Just as Zack likely wouldn’t have batted for himself if the game “meant something” in the quotidian sense, chances are he would’ve been replaced by Seth Lugo as soon as Grandy touched home plate had there been no concern more paramount to the Mets than keeping this a one-run game. Seth was even spotted at the bullpen gate, ready to enter. But this was Zack’s game, even if it wasn’t the game we wanted him to have. Mickey allowed Zack to complete this appointed round. Let him be the pitcher of record going to the bottom of the eighth. Maybe the Mets could rustle up a run to take him off the hook. Maybe two to push him back in front.

Wheeler did go eight, with no more damage, not counting the pangs of heartbreak we who invest ourselves in Mets games, Mets seasons and Met storylines felt. If you’re that kind of Mets fan, our kind of Mets fan, every game means something. How Zack went out meant something to us. We prefer he not go out at all. Toss him a qualifying offer. Better yet, negotiate a contract. I’m convinced a Mets staff with Wheeler for the next few years is better than the alternative. Wheeler may be convinced there are alternatives out there he’d find preferable to the Mets and their penchant for not overwhelming him with run support. That’s for later.

In what was still the here and now of Thursday night, the Mets batted to no avail in the home eighth. In the ninth, Callaway brought in Edwin Diaz to either hold the Marlins’ lead at one or ratchet up his deposed closer’s confidence. Diaz achieved neither end, surrendering a solo home run to Austin Dean, which yielded a 4-2 Marlins lead that would constitute the final, dispiriting result. It was Dean’s sixth home run as a batter and Diaz’s fifteenth as a pitcher, all of Edwin’s having been given up in one ninth inning or another. Imagine if Edwin had given up maybe even a third less of that total.

Oh wait, I said I wasn’t going to do that.

7 comments to This Was Us

  • LeClerc

    I get your point (it was Gary Cohen’s wish too).

    But the real fairy-tale ending was Zack’s hit up the middle to drive in the game’s first run. He throws seven masterful innings, delivers the clutch hit, and then luxuriates in the dugout watching Lugo shut the Fish down with six quick outs. No.

    This was Callaway doing 2015 game five redux. Harvey was going to finish up a masterpiece. Terry Collins got himself seduced by that fantasy. Matt and Terry are long gone.

    In any event, Wheeler’s about to make a lot of money. Diaz is going to have to find his lost slider. Mickey will have to wait while the jury deliberates.

  • Dave

    Are we sure we aren’t reversing the numbers, and Alonso hit 15 homers and Diaz gave up 51? It feels like Alonso hit 51 (so far), but as a Met hitting 51 homers is a feeling none of us have ever experienced, it’s hard to confirm this. 15 isn’t too bad for a rookie. A little short of the freshman standard Ron Swoboda had once set, but still, not bad.

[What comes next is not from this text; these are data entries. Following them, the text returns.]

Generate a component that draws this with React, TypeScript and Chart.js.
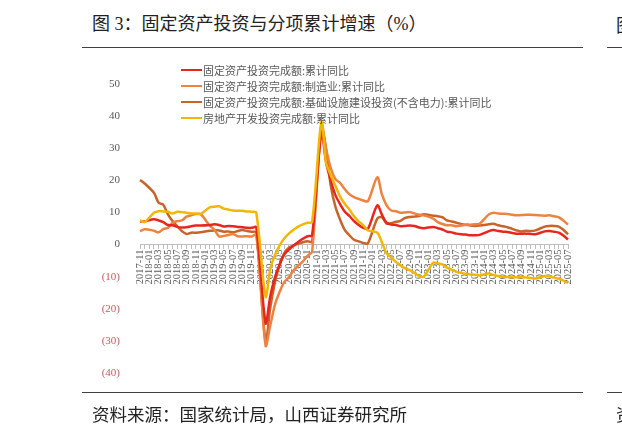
import React from 'react';
import { Chart, registerables } from 'chart.js';

Chart.register(...registerables);

// 月度标签 2017-11 ~ 2025-07
const buildMonths = (): string[] => {
    const out: string[] = [];
    let y = 2017;
    let m = 11;
    while (y < 2025 || (y === 2025 && m <= 7)) {
        out.push(`${y}-${m < 10 ? '0' + m : m}`);
        m++;
        if (m > 12) { m = 1; y++; }
    }
    return out;
};
const months = buildMonths();

// 1月无单月数据, 用 null
const faiTotal = [
    7.2, 7.2,
    null, 7.9, 7.5, 7.0, 6.1, 6.0, 5.5, 5.3, 5.4, 5.7, 5.9, 5.9,
    null, 6.1, 6.3, 6.1, 5.6, 5.8, 5.7, 5.5, 5.4, 5.2, 5.2, 5.4,
    null, -24.5, -16.1, -10.3, -6.3, -3.1, -1.6, -0.3, 0.8, 1.8, 2.6, 2.9,
    null, 35.0, 25.6, 19.9, 15.4, 12.6, 10.3, 8.9, 7.3, 6.1, 5.2, 4.9,
    null, 12.2, 9.3, 6.8, 6.2, 6.1, 5.7, 5.8, 5.9, 5.8, 5.3, 5.1,
    null, 5.5, 5.1, 4.7, 4.0, 3.8, 3.4, 3.2, 3.1, 2.9, 2.9, 3.0,
    null, 4.2, 4.5, 4.2, 4.0, 3.9, 3.6, 3.4, 3.4, 3.4, 3.3, 3.2,
    null, 4.1, 4.2, 4.0, 3.7, 2.8, 1.6,
];

const manufacturing = [
    4.1, 4.8,
    null, 4.3, 3.8, 4.8, 5.2, 6.8, 7.3, 7.5, 8.7, 9.1, 9.5, 9.5,
    null, 5.9, 4.6, 2.5, 2.7, 3.0, 3.3, 2.6, 2.5, 2.6, 2.5, 3.1,
    null, -31.5, -25.2, -18.8, -14.8, -11.7, -10.2, -8.1, -6.5, -5.3, -3.5, -2.2,
    null, 37.3, 29.8, 23.8, 20.4, 19.2, 17.3, 15.7, 14.8, 14.2, 13.7, 13.5,
    null, 20.9, 15.6, 12.2, 10.6, 10.4, 9.9, 10.0, 10.1, 9.7, 9.3, 9.1,
    null, 8.1, 7.0, 6.4, 6.0, 6.0, 5.7, 5.9, 6.2, 6.2, 6.3, 6.5,
    null, 9.4, 9.9, 9.7, 9.6, 9.5, 9.3, 9.1, 9.2, 9.3, 9.3, 9.2,
    null, 9.0, 9.1, 8.8, 8.5, 7.5, 6.2,
];

const infrastructure = [
    20.1, 19.0,
    null, 16.1, 13.0, 12.4, 9.4, 7.3, 5.7, 4.2, 3.3, 3.7, 3.7, 3.8,
    null, 4.3, 4.4, 4.4, 4.0, 4.1, 3.8, 4.2, 4.5, 4.2, 4.0, 3.8,
    null, -30.3, -19.7, -11.8, -6.3, -2.7, -1.0, -0.3, 0.2, 0.7, 1.0, 0.9,
    null, 36.6, 29.7, 18.4, 11.8, 7.8, 4.6, 2.9, 1.5, 1.0, 0.5, 0.4,
    null, 8.1, 8.5, 6.5, 6.7, 7.1, 7.4, 8.3, 8.6, 8.7, 8.9, 9.4,
    null, 9.0, 8.8, 8.5, 7.5, 7.2, 6.8, 6.4, 6.2, 5.9, 5.8, 5.9,
    null, 6.3, 6.5, 6.0, 5.7, 5.4, 4.9, 4.4, 4.1, 4.3, 4.2, 4.4,
    null, 5.6, 5.8, 5.8, 5.6, 4.6, 3.2,
];

const realEstate = [
    7.5, 7.0,
    null, 9.9, 10.4, 10.3, 10.2, 9.7, 10.2, 10.1, 9.9, 9.7, 9.7, 9.5,
    null, 11.6, 11.8, 11.9, 11.2, 10.9, 10.6, 10.5, 10.5, 10.3, 10.2, 9.9,
    null, -16.3, -7.7, -3.3, -0.3, 1.9, 3.4, 4.6, 5.6, 6.3, 6.8, 7.0,
    null, 38.3, 25.6, 21.6, 18.3, 15.0, 12.7, 10.9, 8.8, 7.2, 6.0, 4.4,
    null, 3.7, 0.7, -2.7, -4.0, -5.4, -6.4, -7.4, -8.0, -8.8, -9.8, -10.0,
    null, -5.7, -5.8, -6.2, -7.2, -7.9, -8.5, -8.8, -9.1, -9.3, -9.4, -9.6,
    null, -9.0, -9.5, -9.8, -10.1, -10.1, -10.2, -10.2, -10.1, -10.3, -10.4, -10.6,
    null, -9.8, -9.9, -10.3, -10.7, -11.2, -12.0,
];

const seriesNames = [
    '固定资产投资完成额:累计同比',
    '固定资产投资完成额:制造业:累计同比',
    '固定资产投资完成额:基础设施建设投资(不含电力):累计同比',
    '房地产开发投资完成额:累计同比',
];
const seriesData = [faiTotal, manufacturing, infrastructure, realEstate];
const seriesColors = ['#E8261F', '#EE8340', '#C8642A', '#F2B705'];
const seriesOrder = [1, 2, 3, 0];

const serif = '"Liberation Serif", "Noto Sans CJK SC", serif';
const cjk = '"Noto Sans CJK SC", sans-serif';

const LineChart: React.FC = () => {
    const chartRef = React.useRef<HTMLCanvasElement>(null);
    const chartInstance = React.useRef<Chart | null>(null);

    React.useEffect(() => {
        if (!chartRef.current) return;
        const ctx = chartRef.current.getContext('2d');
        if (!ctx) return;
        if (chartInstance.current) chartInstance.current.destroy();

        chartInstance.current = new Chart(ctx, {
            type: 'line',
            data: {
                labels: months,
                datasets: seriesNames.map((name, i) => ({
                    label: name,
                    data: seriesData[i],
                    borderColor: seriesColors[i],
                    backgroundColor: seriesColors[i],
                    borderWidth: 2.5,
                    pointRadius: 0,
                    tension: 0.3,
                    spanGaps: true,
                    order: seriesOrder[i],
                })),
            },
            options: {
                animation: false,
                responsive: false,
                layout: { padding: { left: 100, right: 54, top: 84, bottom: 64 } },
                plugins: { legend: { display: false }, tooltip: { enabled: false } },
                scales: {
                    x: {
                        type: 'category',
                        position: { y: 0 },
                        grid: { drawOnChartArea: false, drawTicks: true, tickLength: 4, color: '#bfbfbf' },
                        border: { display: true, color: '#bfbfbf' },
                        ticks: {
                            autoSkip: false,
                            minRotation: 90,
                            maxRotation: 90,
                            padding: 1,
                            color: '#595959',
                            font: { family: serif, size: 10.5 },
                            callback: (_v, index) => (index % 2 === 0 ? months[index] : ''),
                        },
                    },
                    y: {
                        min: -40,
                        max: 50,
                        afterFit: (scale) => { scale.width = 40; },
                        grid: { display: false },
                        border: { display: false },
                        ticks: {
                            stepSize: 10,
                            padding: 12,
                            color: (c) => (c.tick.value < 0 ? '#C8585A' : '#595959'),
                            font: { family: serif, size: 11 },
                            callback: (v) => (Number(v) < 0 ? `(${-Number(v)})` : `${v}`),
                        },
                    },
                },
            },
        });

        return () => {
            if (chartInstance.current) {
                chartInstance.current.destroy();
                chartInstance.current = null;
            }
        };
    }, []);

    return <canvas ref={chartRef} width={622} height={437} style={{ position: 'absolute', left: 0, top: 0 }} />;
};

const rule = (left: number, top: number, width: number): React.CSSProperties => ({
    position: 'absolute', left, top, width, height: 1, background: '#404040',
});

export default function App() {
    return (
        <div style={{ position: 'fixed', left: 0, top: 0, width: 622, height: 437, overflow: 'hidden', background: '#fff' }}>
            <div style={{ position: 'absolute', left: 92, top: 12, fontFamily: serif, fontSize: 18, color: '#222', whiteSpace: 'nowrap', lineHeight: '24px' }}>
                图 3：固定资产投资与分项累计增速（%）
            </div>
            <div style={{ position: 'absolute', left: 616, top: 12, fontFamily: cjk, fontSize: 18, color: '#222', lineHeight: '24px' }}>图</div>
            <div style={rule(82, 47, 501)} />
            <div style={rule(607, 47, 20)} />

            <LineChart />

            <div style={{ position: 'absolute', left: 181, top: 62 }}>
                {seriesNames.map((name, i) => (
                    <div key={name} style={{ display: 'flex', alignItems: 'center', height: 16 }}>
                        <span style={{ display: 'inline-block', width: 21, height: 2.5, background: seriesColors[i], marginRight: 1 }} />
                        <span style={{ fontFamily: cjk, fontSize: 11, color: '#595959', whiteSpace: 'nowrap' }}>{name}</span>
                    </div>
                ))}
            </div>

            <div style={rule(82, 392, 501)} />
            <div style={rule(607, 392, 20)} />
            <div style={{ position: 'absolute', left: 92, top: 402, fontFamily: cjk, fontSize: 17.5, color: '#222', whiteSpace: 'nowrap', lineHeight: '24px' }}>
                资料来源：国家统计局，山西证券研究所
            </div>
            <div style={{ position: 'absolute', left: 616, top: 402, fontFamily: cjk, fontSize: 17.5, color: '#222', lineHeight: '24px' }}>资</div>
        </div>
    );
}
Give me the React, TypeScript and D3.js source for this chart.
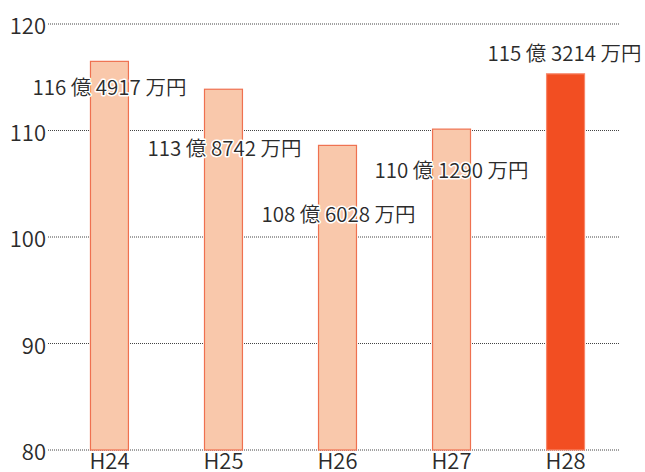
import * as d3 from "d3";

const categories = ["H24", "H25", "H26", "H27", "H28"];
const values = [116.4917, 113.8742, 108.6028, 110.129, 115.3214];
const valueLabels = [
  "116 億 4917 万円",
  "113 億 8742 万円",
  "108 億 6028 万円",
  "110 億 1290 万円",
  "115 億 3214 万円",
];
const yTicks = [80, 90, 100, 110, 120];

// label placement (baseline, in value units) and horizontal nudge in px
const labelAt = [113.3, 107.6, 101.4, 105.5, 116.5];
const labelDx = [0, 1, 1, 0, -1];

const W = 645;
const H = 472;
const font = "'Noto Sans CJK JP', 'Noto Sans', sans-serif";

export default function App() {
  const x = d3
    .scaleBand<string>()
    .domain(categories)
    .range([52.5, 622.5])
    .paddingInner(0.667)
    .paddingOuter(0.333);
  const y = d3.scaleLinear().domain([80, 120]).range([450, 24]);

  return (
    <svg
      width={W}
      height={H}
      style={{ position: "absolute", left: 0, top: 0, background: "#fff" }}
      fontFamily={font}
    >
      {yTicks.map((t) => (
        <g key={t}>
          <line
            x1={48}
            x2={619}
            y1={y(t)}
            y2={y(t)}
            stroke="#444"
            strokeWidth={1}
            strokeDasharray="1,1"
          />
          <text
            x={46}
            y={y(t)}
            textAnchor="end"
            dominantBaseline="central"
            fontSize={22}
            fontWeight={350}
            fill="#2b2b2b"
          >
            {t}
          </text>
        </g>
      ))}
      {categories.map((c, i) => {
        const last = i === categories.length - 1;
        return (
          <rect
            key={c}
            x={x(c)!}
            y={y(values[i])}
            width={x.bandwidth()}
            height={y(80) - y(values[i])}
            fill={last ? "#F24E22" : "#F9C8AB"}
            stroke={last ? "#F7876A" : "#EF7150"}
            strokeWidth={1.2}
          />
        );
      })}
      {categories.map((c) => (
        <text
          key={c}
          x={x(c)! + x.bandwidth() / 2}
          y={469}
          textAnchor="middle"
          fontSize={22}
          fontWeight={350}
          fill="#2b2b2b"
        >
          {c}
        </text>
      ))}
      {categories.map((c, i) => (
        <text
          key={c}
          x={x(c)! + x.bandwidth() / 2 + labelDx[i]}
          y={y(labelAt[i])}
          textAnchor="middle"
          fontSize={20.5}
          fontWeight={350}
          fill="#2b2b2b"
          stroke="#fff"
          strokeWidth={3}
          strokeLinejoin="round"
          paintOrder="stroke"
        >
          {valueLabels[i]}
        </text>
      ))}
    </svg>
  );
}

    If you told me that Diaz gave up 51 on the other hand, I’m not doubting you for a minute.

    Somebody get on this, please. I need to know for sure.

    • Seth

      How many home runs would 51 be, using the old ball? I’m thinking around a third fewer — so maybe 30-35?

      • Dave

        Who knows, but I do know that 51 HR’s at CitiField is roughly the equivalent to 75 HR’s at the little league park in the Bronx, so screw Aaron Judge’s record anyway.

  • Greg Mitchell

    Have to confess I was half-hoping for Wheeler to give up more runs–say, 10–to boost his ERA back into the 4s and give us a far better chance of signing him at somewhat more reasonable rate. As of now I will simply repeat what I’ve said before–giving almost any pitcher a huge multi-year contract is almost always a mistake due to injury threat added to usual falling off past prime. Much rather sew up a terrific everyday CF or 3B or C.

  • Eric1973

    So satisfying that the Phillies began to crumble shortly after acquiring Vargas. I don’t know if he was VERY VARGAS for them, or just a little bit Vargas, but I sure love finishing ahead of them and Bryce Harper.

    Would like to see Nimmo as the everyday CF, with JD in LF, and Conforto in RF, with McNeill at 3B, as it looks like we are stuck with Cano. Doubt Ces will be productive, but who knows? And did anyone ever find out how he really hurt himself?

    SP will still be good, even if Wheeler leaves, but I hope he stays, and more important, I hope HE hopes to stay. That did happen once already.

  • Ken. in NJ

    I too am not a fan of lamenting the One Thing that went wrong and saying “if only…”.

    On the other hand:

    Alsonso hit 51 (+?) Home Runs.
    Nobody saw JD Davis coming.
    McNeil was McNeil 2018 only better.
    Conforto hung in there all year, 33 HRs 90+ Rib Eye Steaks (Keith: Please stop)
    Lugo.
    All 5 starters (including Marcus Vargas) didn’t really miss a start all year.
    Wilson Ramos can’t catch, but he sure can hit, and stayed healthy.
    The Todd Father (stop with that too) was better than we could’ve hoped.
    Rosario actually improved rather than regressed.

    Not a bad year at all.
    My worry is that some form of all of the above has to repeat, AND they need a new bullpen.